Freud’s theory of dreams is ultimately that they are, at heart, disguised versions of unacceptable wishes, of infantile desires whose fulfillment is necessarily unhealthy or unattainable. In a country as physically inhospitable as Iceland once was, with its spread-out, sparse population, things as basic as warmth, clothing, sufficient food, and companionship might all be seen as inappropriate eruptions from the id. Despite having been in Reykjavík only a few days, I understand Iceland’s particular brand of desolation. In an effort to banish the blues during those few hours between when the sun goes down at about four and the time when it might be appropriate to start drinking, I take myself to see
Fight Club,
which, while featuring an awfully good performance by the four-inch band of flesh across Brad Pitt’s stomach just above his pubic hair, does little to lift my spirits.
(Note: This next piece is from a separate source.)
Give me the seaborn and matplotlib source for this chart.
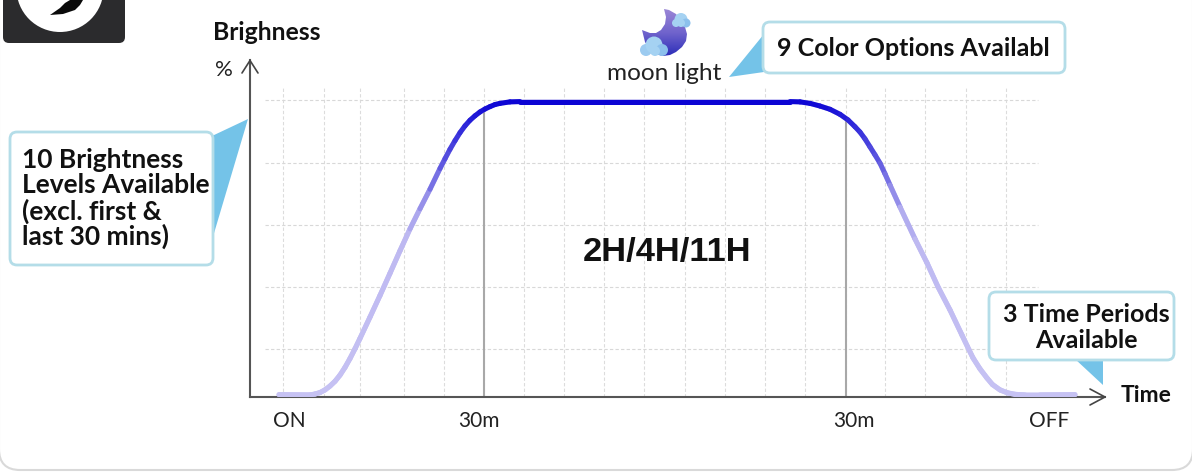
import matplotlib
matplotlib.use("Agg")
import matplotlib.pyplot as plt
import numpy as np
import seaborn as sns
from matplotlib.collections import LineCollection
from matplotlib.colors import LinearSegmentedColormap
from matplotlib.patches import Circle, FancyBboxPatch, Polygon

W, H = 1192, 472

# curve: time in chart units, brightness in %
time_units = [-0.2, 6, 7, 8, 9, 10, 11, 12, 13, 14, 15, 16, 18, 20, 22, 24, 26, 28, 30, 32, 33, 34, 35, 36, 37,
              38, 39, 40, 41, 42, 43, 44, 46, 48, 102, 104, 106, 108, 110, 112, 113.6, 115, 116, 117, 118, 119,
              120, 121, 122, 124, 127, 129.4, 131.6, 134, 136.4, 137.5, 138.6, 140, 141.4, 142.5, 144, 145.5,
              147, 149, 152, 159]
brightness = [0.8, 0.7, 1.0, 1.5, 2.4, 3.7, 5.3, 7.4, 10, 13, 16.3, 19.8, 27, 34.3, 41.8, 49.4, 56.8, 63.6, 70.2,
              77.2, 80.5, 83.7, 86.6, 89.3, 91.6, 93.5, 95, 96.3, 97.3, 98.1, 98.8, 99.2, 99.7, 99.8, 99.8, 99.7,
              99.2, 98.3, 97.2, 95.5, 93.6, 91.3, 89.5, 87.2, 84.5, 81.8, 79, 75.4, 71.6, 64.2, 53.4, 45.3, 37.2,
              29.4, 20.9, 17, 13.2, 9.5, 6.4, 4.2, 2.4, 1.4, 0.9, 0.7, 0.7, 0.8]

grid_x = [0.6, 8.8, 16, 24.8, 32.8, 40.8, 48.8, 56.8, 64.8, 72.8, 81, 89, 97, 105, 113.2, 121, 129, 137.2, 145.2]
grid_y = [100.3, 79, 58.1, 37.2, 16.2]
marker_x = [40.8, 113.2]
marker_top = [97, 93.6]
tick_pos = [1.8, 39.8, 114.8, 153.8]
tick_labels = ["ON", "30m", "30m", "OFF"]

BLUE = "#74c3e8"
EDGE = "#b4dde8"
TXT = "#111111"

sns.set_theme(style="white")
plt.rcParams["font.family"] = ["Lato", "DejaVu Sans"]

fig = plt.figure(figsize=(W / 100, H / 100), dpi=100, facecolor="white")
ax = fig.add_axes([250 / W, 1 - 397 / H, 855 / W, 337 / H])
ax.set_xlim(-6, 165)
ax.set_ylim(0, 113.85)

ax.vlines(grid_x, 0, 104.7, color="#dcdcdc", lw=0.8, linestyles=(0, (3, 2)), zorder=1)
ax.hlines(grid_y, -3, 151.6, color="#d8d8d8", lw=0.8, linestyles=(0, (3, 2)), zorder=1)
ax.vlines(marker_x, 0, marker_top, color="#a8a8a8", lw=1.5, zorder=2)

# base line, then the same points again coloured by height
sns.lineplot(x=time_units, y=brightness, sort=False, estimator=None, color="#c6c2f3", lw=3.6, ax=ax, zorder=3)
cmap = LinearSegmentedColormap.from_list(
    "ramp",
    [(0, "#c6c2f3"), (0.55, "#bdb8f1"), (0.65, "#a09aeb"), (0.79, "#5f58e0"), (0.92, "#2f28da"), (1, "#0c04d4")],
)
pts = np.column_stack([time_units, brightness])
segs = np.stack([pts[:-1], pts[1:]], axis=1)
lc = LineCollection(segs, cmap=cmap, norm=plt.Normalize(0, 100), lw=3.6, capstyle="round", zorder=4)
lc.set_array((pts[:-1, 1] + pts[1:, 1]) / 2)
ax.add_collection(lc)

sns.despine(ax=ax)
for s in ["left", "bottom"]:
    ax.spines[s].set_color("#555555")
    ax.spines[s].set_linewidth(1.5)
ax.set_xticks(tick_pos, tick_labels, fontsize=15, color="#222222")
ax.set_yticks([])
ax.tick_params(axis="x", length=0, pad=10)

# everything that is annotation lives in a pixel-sized overlay
ov = fig.add_axes([0, 0, 1, 1], facecolor="none")
ov.set_xlim(0, W)
ov.set_ylim(H, 0)
ov.axis("off")

# page panel outline, sides fall on the picture edge
ov.add_patch(FancyBboxPatch((-1, -60), W + 2, 530, boxstyle="round,pad=0,rounding_size=21",
                            fc="none", ec="#d9d9d9", lw=1.5))

# logo tile, cut by the top of the picture
ov.add_patch(FancyBboxPatch((3, -30), 122, 73, boxstyle="round,pad=0,rounding_size=6", fc="#2b2b2d", ec="none"))
ov.add_patch(Circle((60, -11.6), 43.6, fc="white", ec="none"))
ov.add_patch(Polygon([(50, 15), (60, 8), (65, 3), (70, 0), (83, 0), (80, 5), (75, 10), (63, 14)], fc="#0a0a0a", ec="none"))

# axis arrow heads
ov.plot([242, 250, 258], [73, 60.5, 73], color="#444444", lw=1.2)
ov.plot([1090, 1105, 1090], [389, 397, 405], color="#444444", lw=1.2)


def callout(x0, y0, x1, y1, tri):
    ov.add_patch(Polygon(tri, fc=BLUE, ec="none", zorder=5))
    ov.add_patch(FancyBboxPatch((x0, y0), x1 - x0, y1 - y0, boxstyle="round,pad=0,rounding_size=7",
                                fc="white", ec=EDGE, lw=2, zorder=6))


callout(10, 132, 213, 265, [(212, 136), (248, 119), (212, 240)])
callout(763, 22, 1065, 73, [(764, 34), (729, 77), (764, 72)])
callout(989, 292, 1174, 360, [(1075, 359), (1103, 359), (1103, 385)])

bold = dict(fontweight="bold", color=TXT, zorder=7)
for yy, line in zip([160, 185, 211, 236], ["10 Brightness", "Levels Available", "(excl. first &", "last 30 mins)"]):
    ov.text(22, yy, line, fontsize=19, ha="left", va="center", **bold)
ov.text(913, 48, "9 Color Options Availabl", fontsize=18, ha="center", va="center", **bold)
ov.text(1086, 314, "3 Time Periods", fontsize=18, ha="center", va="center", **bold)
ov.text(1086, 340, "Available", fontsize=18, ha="center", va="center", **bold)
ov.text(267, 33, "Brighness", fontsize=17.8, ha="center", va="center", **bold)
ov.text(1146, 395, "Time", fontsize=16.5, ha="center", va="center", **bold)
ov.text(224, 70, "%", fontsize=16, ha="center", va="center", color="#222222")
ov.text(664, 73, "moon light", fontsize=17.6, ha="center", va="center", color="#222222")
ov.text(667, 253, "2H/4H/11H", fontsize=24.8, ha="center", va="center", fontweight="bold",
        family="Liberation Sans", color=TXT)

# moon icon
moon = Polygon([(664, 9), (669, 10), (676, 14), (681, 20), (685, 27), (687, 34), (686, 41), (682, 47), (676, 52),
                (670, 55), (663, 56), (656, 54), (650, 50), (645, 42), (642, 30), (650, 33), (656, 33), (661, 30),
                (665, 24), (666, 17)], ec="none", fc="none")
ov.add_patch(moon)
grad = ov.imshow(np.linspace(0, 1, 64).reshape(-1, 1), extent=(640, 690, 57, 9),
                 cmap=LinearSegmentedColormap.from_list("moon", ["#9a86d6", "#6f63cc", "#2a2cb8"]),
                 aspect="auto", zorder=3)
grad.set_clip_path(moon)
ov.set_xlim(0, W)
ov.set_ylim(H, 0)
for cx, cy, r, col in [(646, 50, 6, "#9ccbf0"), (654, 45, 8.5, "#a5d2f2"), (662, 50, 6, "#8cc0ec"), (655, 51, 5, "#a5d2f2"),
                       (676, 23, 4, "#a5d2f2"), (681, 19.5, 6.5, "#a5d2f2"), (686, 23, 4.5, "#8cc0ec"), (681, 23, 4, "#a5d2f2")]:
    ov.add_patch(Circle((cx, cy), r, fc=col, ec="none", zorder=4))

fig.savefig("out.png", dpi=100)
For the most part, however, the nasty brutishness of the elements in present-day Reykjavík is really no more than a phantom pain. Still, the stories that hearken from that hardscrabble time are fondly remembered and closely guarded by people. Arni cites a study that found that
10
percent of the population firmly believed in Hidden People,
10
percent firmly disbelieved, and the remaining
80
percent hovered somewhere along the continuum of skepticism. This seems fairly well borne out when I talk to people. They can all recall local stories about rocks that must be avoided, grass that must not be cut, construction snafus, and the like. One young woman—a super hip chick in a long black skirt, shiny dark red top, glittery boa, and black felt platform boots—claims to have seen an elf once. When I press her for details, though, she can conjure up little more than the standard Disney details of a beard and a little hat. Interestingly, wherever the people I interview land on the spectrum of credulity, pretty well all of them think that it’s at the very least only sporting to make an effort at belief.